A railroad worker from Whitehouse filed a Federal Employers' Liability Act (FELA) suit in U.S. District Court April 10, alleging Union Pacific failed to provide him a safe place to work.

Passed by the U.S. Congress in 1908, FELA was designed to protect and compensate railroaders who sustain injuries while working. Unlike state workers' compensation law, FELA requires the injured worker to prove that the railroad was "legally negligent," at least in part, in causing an injury.

Cecil Lee Petree claims he sustained permanent injuries to his back on Dec. 7, 2006, while working as a signal maintenance assistant.

He claims because of the nature of his injuries, he suffered great physical and mental pain and anguish, and alleges he could suffer those symptoms the remainder of his life.

Under FELA, injured workers can seek compensation for wage losses past and future, medical expenses and treatments, pain and suffering, and for partial or permanent disability. If an employee dies, survivors are entitled to recover damages which they have suffered because of the death.

After proving negligence, the injured worker is entitled to full compensation, which is usually many times greater than that provided by state workers' compensation benefits for non-railroaders which provide benefits on a no-fault basis

Petree also claims he has become liable for medical expenses he incurred and claims he has lost and will continue to suffer economic damages in lost wages.

He claims Union Pacific failed to provide him a reasonably safe place to work, failed to provide safe conditions to work, failed to provide adequate assistance and failed to provide safe tools and equipment.
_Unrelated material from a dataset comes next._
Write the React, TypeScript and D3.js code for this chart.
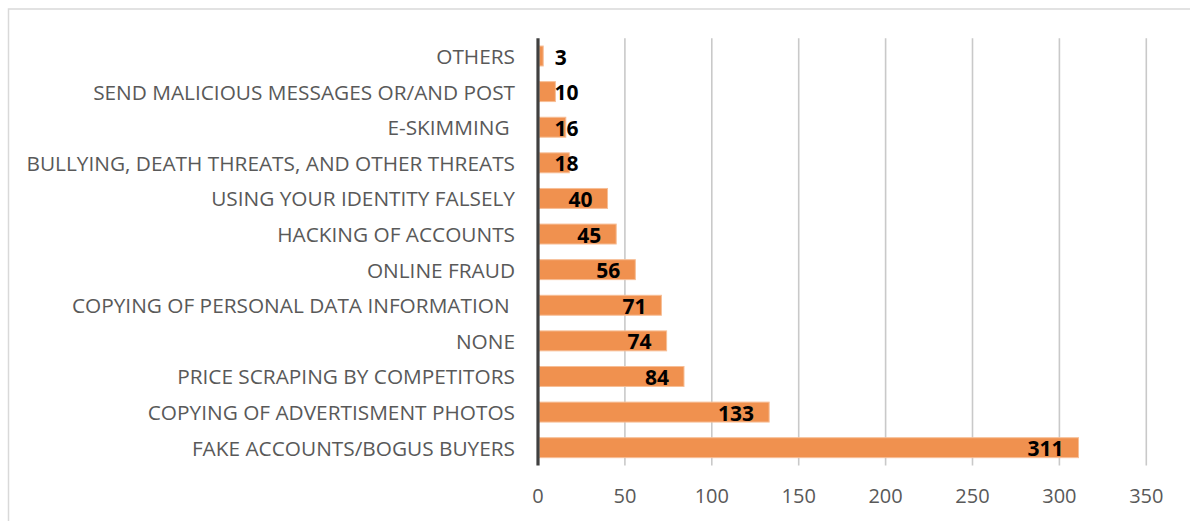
import React from "react";
import * as d3 from "d3";

const categories = [
  "OTHERS",
  "SEND MALICIOUS MESSAGES OR/AND POST",
  "E-SKIMMING ",
  "BULLYING, DEATH THREATS, AND OTHER THREATS",
  "USING YOUR IDENTITY FALSELY",
  "HACKING OF ACCOUNTS",
  "ONLINE FRAUD",
  "COPYING OF PERSONAL DATA INFORMATION ",
  "NONE",
  "PRICE SCRAPING BY COMPETITORS",
  "COPYING OF ADVERTISMENT PHOTOS",
  "FAKE ACCOUNTS/BOGUS BUYERS",
];
const values = [3, 10, 16, 18, 40, 45, 56, 71, 74, 84, 133, 311];
const ticks = [0, 50, 100, 150, 200, 250, 300, 350];

const W = 1190;
const H = 521;
const FONT = "'Open Sans', sans-serif";

export default function App() {
  const x = d3.scaleLinear().domain([0, 350]).range([538, 1146.3]);
  const y = d3.scaleBand<string>().domain(categories).range([38.2, 465.5]).paddingInner(0.44).paddingOuter(0.22);
  const bw = y.bandwidth();
  const digitW = 11.8;

  return (
    <svg width={W} height={H} style={{ position: "absolute", left: 0, top: 0 }}>
      <rect x={0} y={0} width={W} height={H} fill="#ffffff" />
      <rect x={8.5} y={9} width={W + 20} height={H + 20} fill="none" stroke="#D9D9D9" strokeWidth={1.5} />
      {ticks.slice(1).map((t) => (
        <line key={t} x1={x(t)} x2={x(t)} y1={38.2} y2={465.5} stroke="#C9C9C9" strokeWidth={1.6} />
      ))}
      {categories.map((c, i) => {
        const v = values[i];
        const y0 = y(c)!;
        return (
          <rect key={c} x={x(0) + 1.5} y={y0} width={x(v) - x(0) - 1.5} height={bw}
            fill="#F0914F" stroke="#F7BE96" strokeWidth={1} />
        );
      })}
      <line x1={x(0)} x2={x(0)} y1={38.2} y2={465.5} stroke="#404040" strokeWidth={3.2} />
      {categories.map((c) => (
        <text key={c} x={515} y={y(c)! + bw / 2} textAnchor="end" dominantBaseline="central"
          fontFamily={FONT} fontSize={20.8} fill="#595959" style={{ whiteSpace: "pre" }}>{c}</text>
      ))}
      {categories.map((c, i) => {
        const v = values[i];
        const w = String(v).length * digitW;
        const endX = Math.max(x(v) - 15, 555 + w);
        return (
          <text key={c} x={endX} y={y(c)! + bw / 2 + 8.5} textAnchor="end"
            fontFamily={FONT} fontWeight="bold" fontSize={21} fill="#000000">{v}</text>
        );
      })}
      {ticks.map((t) => (
        <text key={t} x={x(t)} y={503} textAnchor="middle" fontFamily={FONT} fontSize={20} fill="#595959">{t}</text>
      ))}
    </svg>
  );
}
Represented by David Wilson and Matt Matheny of Beaumont, Petree is seeking damages in excess of $75,000, plus costs.

The case has been assigned to District Judge T. John Ward.

FELA allows a claim to be brought in federal or state court, whichever better suits the employee's convenience or purpose. The case may be filed in any city into which a railroad passes, or even where the railroad has no tracks but has a business office.

According to a published report by the Transportation Research Board (TRB), railroad management has argued that the FELA process imposes higher costs on the rail industry than those imposed by the workers' compensation system on its competitors -- primarily the trucking industry. That places railroads at a competitive disadvantage, the rail industry argues.

Rail union leaders contend that FELA is a necessary system to provide fair compensation and to offer incentives to industry to offer a safe working environment.

At the request of Congress, a TRB committee that produced the report compared FELA with other workers' compensation systems. The committee concluded that while FELA provides higher benefits it can result in delays in payments, involve higher transaction costs, and result in greater costs to railroads.

The committee recommended that industry and labor make constructive changes in the FELA process that could help reduce costs. One means of doing so would be to rely on alternative dispute-resolution mechanisms to reduce the extent of litigation.

Due to the high degree of unionization in the railroad industry, any reductions in injury compensation benefits are likely to be resisted strongly by labor, the TRB concluded.